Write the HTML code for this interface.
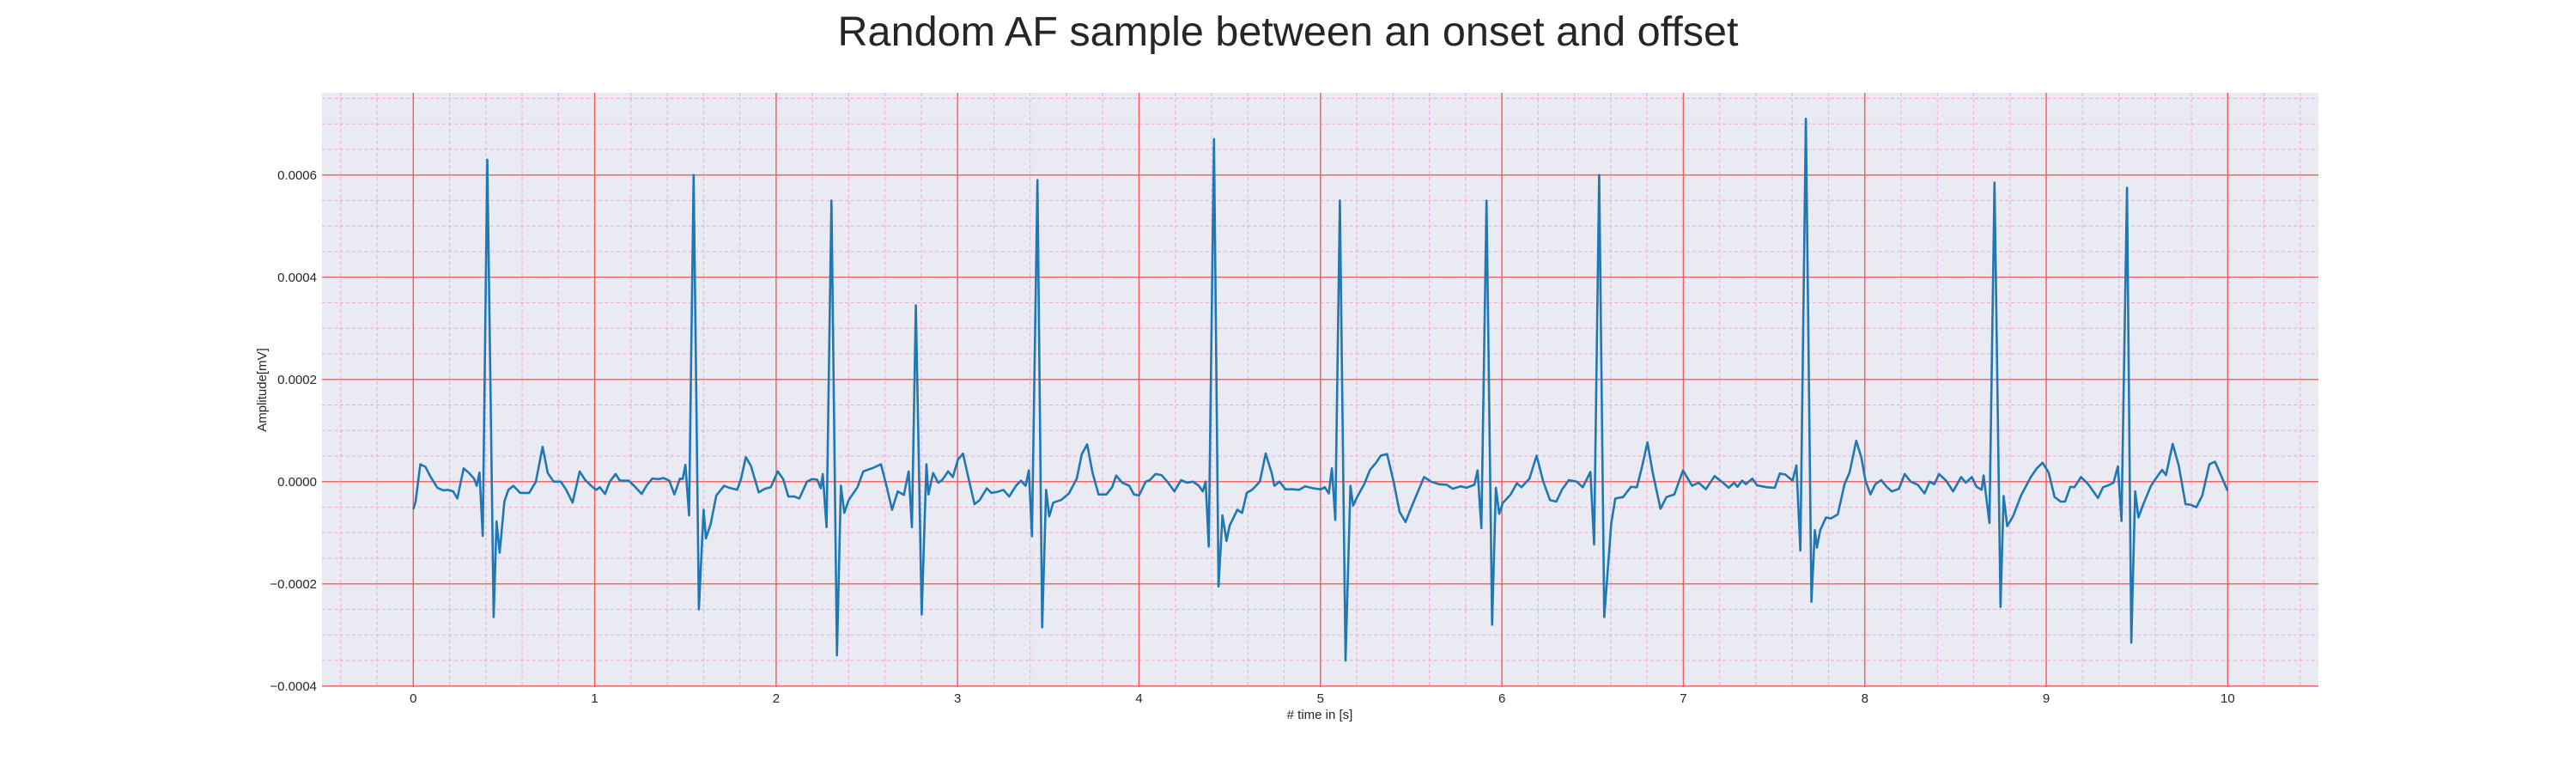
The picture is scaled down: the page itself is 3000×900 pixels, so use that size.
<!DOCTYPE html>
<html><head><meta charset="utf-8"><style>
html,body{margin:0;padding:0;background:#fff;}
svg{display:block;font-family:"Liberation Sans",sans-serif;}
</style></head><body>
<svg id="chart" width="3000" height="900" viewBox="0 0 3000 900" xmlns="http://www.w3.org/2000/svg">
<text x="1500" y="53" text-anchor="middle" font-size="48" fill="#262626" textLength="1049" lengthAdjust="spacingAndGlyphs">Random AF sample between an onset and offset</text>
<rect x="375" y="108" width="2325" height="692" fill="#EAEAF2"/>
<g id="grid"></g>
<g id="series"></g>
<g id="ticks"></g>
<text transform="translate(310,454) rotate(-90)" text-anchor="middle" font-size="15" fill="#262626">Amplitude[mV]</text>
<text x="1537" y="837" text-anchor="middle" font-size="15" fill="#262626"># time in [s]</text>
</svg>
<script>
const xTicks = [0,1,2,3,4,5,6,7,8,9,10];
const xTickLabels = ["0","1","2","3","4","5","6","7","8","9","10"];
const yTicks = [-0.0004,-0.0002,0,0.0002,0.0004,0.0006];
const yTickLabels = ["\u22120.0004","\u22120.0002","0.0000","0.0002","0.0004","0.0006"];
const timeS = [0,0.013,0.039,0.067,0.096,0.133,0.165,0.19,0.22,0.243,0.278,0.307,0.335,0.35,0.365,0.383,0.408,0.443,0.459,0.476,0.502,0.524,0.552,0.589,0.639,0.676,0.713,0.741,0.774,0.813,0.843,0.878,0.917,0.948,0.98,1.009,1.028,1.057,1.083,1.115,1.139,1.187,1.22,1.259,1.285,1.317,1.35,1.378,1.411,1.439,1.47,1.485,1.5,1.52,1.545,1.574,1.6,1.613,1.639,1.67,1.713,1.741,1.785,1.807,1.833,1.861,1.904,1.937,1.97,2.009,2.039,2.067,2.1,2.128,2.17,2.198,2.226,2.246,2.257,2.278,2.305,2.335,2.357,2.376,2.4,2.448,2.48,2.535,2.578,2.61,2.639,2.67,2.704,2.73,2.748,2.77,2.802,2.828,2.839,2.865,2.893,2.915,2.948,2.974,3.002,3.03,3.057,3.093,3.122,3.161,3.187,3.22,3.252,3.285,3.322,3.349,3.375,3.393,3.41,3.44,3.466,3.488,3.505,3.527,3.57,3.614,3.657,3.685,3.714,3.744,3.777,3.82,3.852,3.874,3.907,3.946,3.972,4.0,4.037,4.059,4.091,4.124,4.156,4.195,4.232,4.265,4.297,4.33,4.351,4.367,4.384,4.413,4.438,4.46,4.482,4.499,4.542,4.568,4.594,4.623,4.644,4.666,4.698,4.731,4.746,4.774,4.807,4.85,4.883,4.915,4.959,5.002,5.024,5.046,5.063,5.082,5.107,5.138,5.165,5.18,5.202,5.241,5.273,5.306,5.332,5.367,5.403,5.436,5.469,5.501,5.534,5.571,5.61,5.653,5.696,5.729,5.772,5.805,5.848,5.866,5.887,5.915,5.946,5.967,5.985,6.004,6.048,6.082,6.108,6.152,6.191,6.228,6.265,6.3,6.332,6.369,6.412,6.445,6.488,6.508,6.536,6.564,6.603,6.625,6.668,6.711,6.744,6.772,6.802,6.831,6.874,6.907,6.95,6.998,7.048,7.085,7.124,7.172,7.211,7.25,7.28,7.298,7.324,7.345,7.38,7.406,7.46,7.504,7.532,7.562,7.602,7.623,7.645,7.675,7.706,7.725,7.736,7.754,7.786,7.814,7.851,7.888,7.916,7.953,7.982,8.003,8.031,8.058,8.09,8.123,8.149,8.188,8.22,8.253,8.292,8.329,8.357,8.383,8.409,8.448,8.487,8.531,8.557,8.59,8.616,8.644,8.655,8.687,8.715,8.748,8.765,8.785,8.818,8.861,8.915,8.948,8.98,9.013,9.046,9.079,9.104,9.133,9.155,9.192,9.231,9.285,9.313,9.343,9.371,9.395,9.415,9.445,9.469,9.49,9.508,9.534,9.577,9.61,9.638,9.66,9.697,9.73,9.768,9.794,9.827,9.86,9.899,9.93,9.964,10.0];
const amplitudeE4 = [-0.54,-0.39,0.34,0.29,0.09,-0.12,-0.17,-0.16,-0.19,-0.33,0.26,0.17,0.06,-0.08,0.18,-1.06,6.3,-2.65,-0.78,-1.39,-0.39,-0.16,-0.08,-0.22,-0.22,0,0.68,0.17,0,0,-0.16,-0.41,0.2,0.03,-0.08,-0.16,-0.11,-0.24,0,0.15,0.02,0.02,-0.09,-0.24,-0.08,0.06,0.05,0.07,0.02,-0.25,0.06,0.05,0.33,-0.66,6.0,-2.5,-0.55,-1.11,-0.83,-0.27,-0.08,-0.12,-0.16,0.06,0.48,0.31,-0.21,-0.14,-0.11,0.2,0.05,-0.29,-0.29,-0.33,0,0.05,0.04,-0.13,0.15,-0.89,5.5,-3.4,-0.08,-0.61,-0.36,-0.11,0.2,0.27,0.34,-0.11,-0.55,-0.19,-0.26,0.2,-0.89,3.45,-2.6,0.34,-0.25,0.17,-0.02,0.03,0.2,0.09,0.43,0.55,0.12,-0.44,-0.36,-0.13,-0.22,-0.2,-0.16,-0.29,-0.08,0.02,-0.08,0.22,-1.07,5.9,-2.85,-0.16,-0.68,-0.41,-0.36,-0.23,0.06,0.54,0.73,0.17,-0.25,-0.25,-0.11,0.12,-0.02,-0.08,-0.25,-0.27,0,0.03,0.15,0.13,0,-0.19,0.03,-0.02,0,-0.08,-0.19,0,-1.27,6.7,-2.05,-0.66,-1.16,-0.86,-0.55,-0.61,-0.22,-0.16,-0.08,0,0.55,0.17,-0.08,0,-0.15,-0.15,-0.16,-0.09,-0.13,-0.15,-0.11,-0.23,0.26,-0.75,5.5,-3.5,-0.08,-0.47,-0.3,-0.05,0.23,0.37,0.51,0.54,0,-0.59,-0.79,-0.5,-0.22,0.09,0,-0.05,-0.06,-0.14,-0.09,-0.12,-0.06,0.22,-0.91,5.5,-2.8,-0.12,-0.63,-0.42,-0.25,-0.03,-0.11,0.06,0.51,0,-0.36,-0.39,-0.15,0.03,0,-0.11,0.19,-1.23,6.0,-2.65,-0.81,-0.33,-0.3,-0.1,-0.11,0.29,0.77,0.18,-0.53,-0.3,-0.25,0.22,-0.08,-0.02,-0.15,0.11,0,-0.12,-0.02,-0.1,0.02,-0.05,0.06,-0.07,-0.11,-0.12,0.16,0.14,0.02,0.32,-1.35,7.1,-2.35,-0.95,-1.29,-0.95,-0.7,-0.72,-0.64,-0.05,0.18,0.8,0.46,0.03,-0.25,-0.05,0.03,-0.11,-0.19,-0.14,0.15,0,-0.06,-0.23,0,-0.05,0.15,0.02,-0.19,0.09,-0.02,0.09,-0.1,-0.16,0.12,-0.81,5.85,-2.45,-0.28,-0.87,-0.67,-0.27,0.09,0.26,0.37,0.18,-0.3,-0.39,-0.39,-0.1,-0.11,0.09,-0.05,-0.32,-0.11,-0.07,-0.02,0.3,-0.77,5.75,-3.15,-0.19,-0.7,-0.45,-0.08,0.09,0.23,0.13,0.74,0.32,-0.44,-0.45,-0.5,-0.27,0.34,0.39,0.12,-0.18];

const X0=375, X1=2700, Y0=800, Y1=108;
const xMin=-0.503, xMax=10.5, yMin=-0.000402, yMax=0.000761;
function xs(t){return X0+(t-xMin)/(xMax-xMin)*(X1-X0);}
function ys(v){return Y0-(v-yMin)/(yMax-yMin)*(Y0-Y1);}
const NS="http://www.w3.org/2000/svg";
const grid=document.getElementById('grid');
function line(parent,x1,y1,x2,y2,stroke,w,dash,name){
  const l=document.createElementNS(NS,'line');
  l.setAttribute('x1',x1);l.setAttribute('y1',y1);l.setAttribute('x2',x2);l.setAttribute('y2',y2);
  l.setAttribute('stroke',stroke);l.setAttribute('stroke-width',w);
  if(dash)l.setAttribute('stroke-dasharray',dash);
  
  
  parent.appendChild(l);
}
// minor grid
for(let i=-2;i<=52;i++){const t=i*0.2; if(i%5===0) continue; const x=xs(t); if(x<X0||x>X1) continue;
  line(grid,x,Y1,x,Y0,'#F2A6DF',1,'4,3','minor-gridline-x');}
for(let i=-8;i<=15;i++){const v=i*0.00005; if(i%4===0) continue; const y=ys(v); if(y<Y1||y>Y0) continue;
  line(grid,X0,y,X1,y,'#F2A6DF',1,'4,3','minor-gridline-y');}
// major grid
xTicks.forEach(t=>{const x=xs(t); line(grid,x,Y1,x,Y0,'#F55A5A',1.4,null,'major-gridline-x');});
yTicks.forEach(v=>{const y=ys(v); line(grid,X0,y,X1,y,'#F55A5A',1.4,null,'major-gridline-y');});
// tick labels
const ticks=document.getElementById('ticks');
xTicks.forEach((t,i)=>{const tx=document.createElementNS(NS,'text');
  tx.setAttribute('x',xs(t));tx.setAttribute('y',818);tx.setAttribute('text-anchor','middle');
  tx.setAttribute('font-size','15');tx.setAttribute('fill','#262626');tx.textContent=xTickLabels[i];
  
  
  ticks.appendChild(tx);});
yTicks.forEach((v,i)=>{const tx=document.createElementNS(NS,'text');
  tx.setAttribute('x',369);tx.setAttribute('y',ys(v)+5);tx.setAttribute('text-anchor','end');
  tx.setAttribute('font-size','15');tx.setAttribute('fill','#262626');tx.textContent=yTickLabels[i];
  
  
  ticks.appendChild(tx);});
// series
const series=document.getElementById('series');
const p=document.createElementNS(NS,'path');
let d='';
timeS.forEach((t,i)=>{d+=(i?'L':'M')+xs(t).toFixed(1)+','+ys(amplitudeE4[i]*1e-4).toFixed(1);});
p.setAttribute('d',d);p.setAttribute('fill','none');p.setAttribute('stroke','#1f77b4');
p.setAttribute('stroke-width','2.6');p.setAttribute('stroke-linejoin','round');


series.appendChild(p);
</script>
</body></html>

————————

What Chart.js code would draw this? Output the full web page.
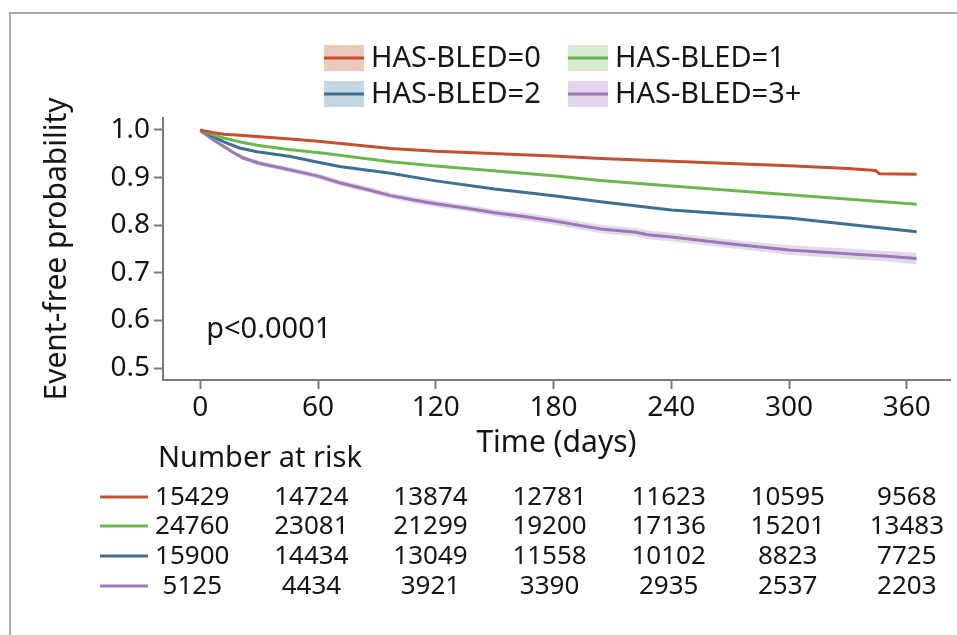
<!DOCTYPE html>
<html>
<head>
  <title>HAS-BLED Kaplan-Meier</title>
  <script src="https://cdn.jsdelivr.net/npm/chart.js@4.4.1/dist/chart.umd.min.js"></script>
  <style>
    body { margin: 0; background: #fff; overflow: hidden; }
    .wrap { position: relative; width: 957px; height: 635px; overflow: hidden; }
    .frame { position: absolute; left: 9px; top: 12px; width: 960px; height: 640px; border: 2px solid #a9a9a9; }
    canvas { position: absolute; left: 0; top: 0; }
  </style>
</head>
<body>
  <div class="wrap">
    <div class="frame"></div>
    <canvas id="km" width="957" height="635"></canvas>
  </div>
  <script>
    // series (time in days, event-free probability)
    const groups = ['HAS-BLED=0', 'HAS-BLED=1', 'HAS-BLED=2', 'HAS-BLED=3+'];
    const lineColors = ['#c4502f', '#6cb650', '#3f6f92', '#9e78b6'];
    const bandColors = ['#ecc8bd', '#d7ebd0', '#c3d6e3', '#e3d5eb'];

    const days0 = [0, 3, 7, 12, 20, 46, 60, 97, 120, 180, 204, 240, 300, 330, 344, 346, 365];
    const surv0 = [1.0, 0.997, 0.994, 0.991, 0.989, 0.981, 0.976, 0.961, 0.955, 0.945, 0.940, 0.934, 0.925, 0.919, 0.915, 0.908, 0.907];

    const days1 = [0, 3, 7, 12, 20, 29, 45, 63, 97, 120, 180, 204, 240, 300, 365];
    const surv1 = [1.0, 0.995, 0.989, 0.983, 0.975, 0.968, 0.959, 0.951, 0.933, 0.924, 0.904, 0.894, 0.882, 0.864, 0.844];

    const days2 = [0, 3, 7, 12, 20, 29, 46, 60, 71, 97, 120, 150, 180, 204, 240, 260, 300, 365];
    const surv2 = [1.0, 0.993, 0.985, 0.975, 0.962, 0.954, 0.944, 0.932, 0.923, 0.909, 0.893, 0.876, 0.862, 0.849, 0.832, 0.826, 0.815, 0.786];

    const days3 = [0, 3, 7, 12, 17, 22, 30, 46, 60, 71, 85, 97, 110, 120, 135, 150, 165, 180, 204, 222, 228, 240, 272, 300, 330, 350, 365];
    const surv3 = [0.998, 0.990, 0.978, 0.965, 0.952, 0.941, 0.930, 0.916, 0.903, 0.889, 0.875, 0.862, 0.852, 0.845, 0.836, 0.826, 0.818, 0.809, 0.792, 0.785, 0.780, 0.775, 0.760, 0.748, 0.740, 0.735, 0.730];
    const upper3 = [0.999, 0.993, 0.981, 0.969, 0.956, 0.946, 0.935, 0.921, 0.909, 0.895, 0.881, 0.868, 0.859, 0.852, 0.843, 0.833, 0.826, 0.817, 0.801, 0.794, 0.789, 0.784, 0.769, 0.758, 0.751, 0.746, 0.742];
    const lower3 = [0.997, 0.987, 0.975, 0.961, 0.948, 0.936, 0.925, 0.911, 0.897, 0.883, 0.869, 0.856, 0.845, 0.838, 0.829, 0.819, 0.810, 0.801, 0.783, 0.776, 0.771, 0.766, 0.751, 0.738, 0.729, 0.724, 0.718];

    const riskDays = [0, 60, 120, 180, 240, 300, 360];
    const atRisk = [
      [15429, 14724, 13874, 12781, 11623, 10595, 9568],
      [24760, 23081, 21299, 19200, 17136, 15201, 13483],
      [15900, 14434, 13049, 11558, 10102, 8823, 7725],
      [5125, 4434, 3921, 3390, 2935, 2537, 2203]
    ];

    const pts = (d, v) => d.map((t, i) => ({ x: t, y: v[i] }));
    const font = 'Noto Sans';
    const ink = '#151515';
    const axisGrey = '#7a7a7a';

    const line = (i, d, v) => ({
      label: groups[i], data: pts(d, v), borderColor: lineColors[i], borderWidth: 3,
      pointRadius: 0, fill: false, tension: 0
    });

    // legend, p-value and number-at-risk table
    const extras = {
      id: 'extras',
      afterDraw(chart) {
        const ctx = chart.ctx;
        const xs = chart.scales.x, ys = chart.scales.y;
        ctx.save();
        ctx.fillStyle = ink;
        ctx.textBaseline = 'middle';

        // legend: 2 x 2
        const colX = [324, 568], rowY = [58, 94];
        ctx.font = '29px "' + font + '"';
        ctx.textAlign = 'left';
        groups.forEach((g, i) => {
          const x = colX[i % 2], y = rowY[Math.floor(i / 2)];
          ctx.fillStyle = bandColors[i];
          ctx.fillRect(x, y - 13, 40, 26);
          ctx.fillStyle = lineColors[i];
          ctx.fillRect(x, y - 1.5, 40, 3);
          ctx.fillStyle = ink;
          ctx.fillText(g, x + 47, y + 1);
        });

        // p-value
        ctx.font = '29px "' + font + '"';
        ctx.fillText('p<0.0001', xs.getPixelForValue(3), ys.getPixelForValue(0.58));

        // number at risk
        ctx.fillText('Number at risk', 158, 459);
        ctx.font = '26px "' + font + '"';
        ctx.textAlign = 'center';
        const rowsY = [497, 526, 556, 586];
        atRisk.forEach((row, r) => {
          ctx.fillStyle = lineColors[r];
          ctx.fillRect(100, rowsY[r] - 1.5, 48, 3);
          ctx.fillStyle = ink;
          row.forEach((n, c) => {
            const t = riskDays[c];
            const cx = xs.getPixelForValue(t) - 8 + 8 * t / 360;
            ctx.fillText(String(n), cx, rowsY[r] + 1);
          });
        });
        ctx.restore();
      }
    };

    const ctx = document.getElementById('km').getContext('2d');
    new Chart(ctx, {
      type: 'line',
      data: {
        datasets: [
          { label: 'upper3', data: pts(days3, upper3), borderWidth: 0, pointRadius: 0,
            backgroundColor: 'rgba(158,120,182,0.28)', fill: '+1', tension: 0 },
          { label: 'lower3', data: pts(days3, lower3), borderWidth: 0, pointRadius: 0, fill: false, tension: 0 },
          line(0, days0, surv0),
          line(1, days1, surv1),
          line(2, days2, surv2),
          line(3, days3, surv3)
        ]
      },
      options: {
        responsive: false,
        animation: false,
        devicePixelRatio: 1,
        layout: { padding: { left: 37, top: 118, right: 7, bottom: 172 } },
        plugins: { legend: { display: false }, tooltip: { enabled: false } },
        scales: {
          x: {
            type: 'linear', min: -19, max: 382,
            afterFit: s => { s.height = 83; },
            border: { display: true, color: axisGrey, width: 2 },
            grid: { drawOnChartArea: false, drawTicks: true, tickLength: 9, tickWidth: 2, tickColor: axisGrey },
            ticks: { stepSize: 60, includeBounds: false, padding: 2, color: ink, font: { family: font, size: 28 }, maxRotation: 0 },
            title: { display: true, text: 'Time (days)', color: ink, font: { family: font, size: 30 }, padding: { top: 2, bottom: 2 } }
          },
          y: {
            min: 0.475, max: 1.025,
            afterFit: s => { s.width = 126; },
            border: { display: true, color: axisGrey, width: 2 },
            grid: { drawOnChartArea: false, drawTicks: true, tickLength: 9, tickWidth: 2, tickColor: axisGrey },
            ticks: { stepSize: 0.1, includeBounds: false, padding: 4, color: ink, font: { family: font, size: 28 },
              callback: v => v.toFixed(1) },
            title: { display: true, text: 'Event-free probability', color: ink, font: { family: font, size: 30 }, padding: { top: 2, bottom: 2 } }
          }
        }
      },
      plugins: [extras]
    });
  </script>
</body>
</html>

————————

Stated task: Omit the pictures. Extract exactly the lines that begin with the one holding "What Chart.js code" and end with the one holding "0.826, 0.815, 0.786];", inclusive.

Answer:
What Chart.js code would draw this? Output the full web page.
<!DOCTYPE html>
<html>
<head>
  <title>HAS-BLED Kaplan-Meier</title>
  <script src="https://cdn.jsdelivr.net/npm/chart.js@4.4.1/dist/chart.umd.min.js"></script>
  <style>
    body { margin: 0; background: #fff; overflow: hidden; }
    .wrap { position: relative; width: 957px; height: 635px; overflow: hidden; }
    .frame { position: absolute; left: 9px; top: 12px; width: 960px; height: 640px; border: 2px solid #a9a9a9; }
    canvas { position: absolute; left: 0; top: 0; }
  </style>
</head>
<body>
  <div class="wrap">
    <div class="frame"></div>
    <canvas id="km" width="957" height="635"></canvas>
  </div>
  <script>
    // series (time in days, event-free probability)
    const groups = ['HAS-BLED=0', 'HAS-BLED=1', 'HAS-BLED=2', 'HAS-BLED=3+'];
    const lineColors = ['#c4502f', '#6cb650', '#3f6f92', '#9e78b6'];
    const bandColors = ['#ecc8bd', '#d7ebd0', '#c3d6e3', '#e3d5eb'];

    const days0 = [0, 3, 7, 12, 20, 46, 60, 97, 120, 180, 204, 240, 300, 330, 344, 346, 365];
    const surv0 = [1.0, 0.997, 0.994, 0.991, 0.989, 0.981, 0.976, 0.961, 0.955, 0.945, 0.940, 0.934, 0.925, 0.919, 0.915, 0.908, 0.907];

    const days1 = [0, 3, 7, 12, 20, 29, 45, 63, 97, 120, 180, 204, 240, 300, 365];
    const surv1 = [1.0, 0.995, 0.989, 0.983, 0.975, 0.968, 0.959, 0.951, 0.933, 0.924, 0.904, 0.894, 0.882, 0.864, 0.844];

    const days2 = [0, 3, 7, 12, 20, 29, 46, 60, 71, 97, 120, 150, 180, 204, 240, 260, 300, 365];
    const surv2 = [1.0, 0.993, 0.985, 0.975, 0.962, 0.954, 0.944, 0.932, 0.923, 0.909, 0.893, 0.876, 0.862, 0.849, 0.832, 0.826, 0.815, 0.786];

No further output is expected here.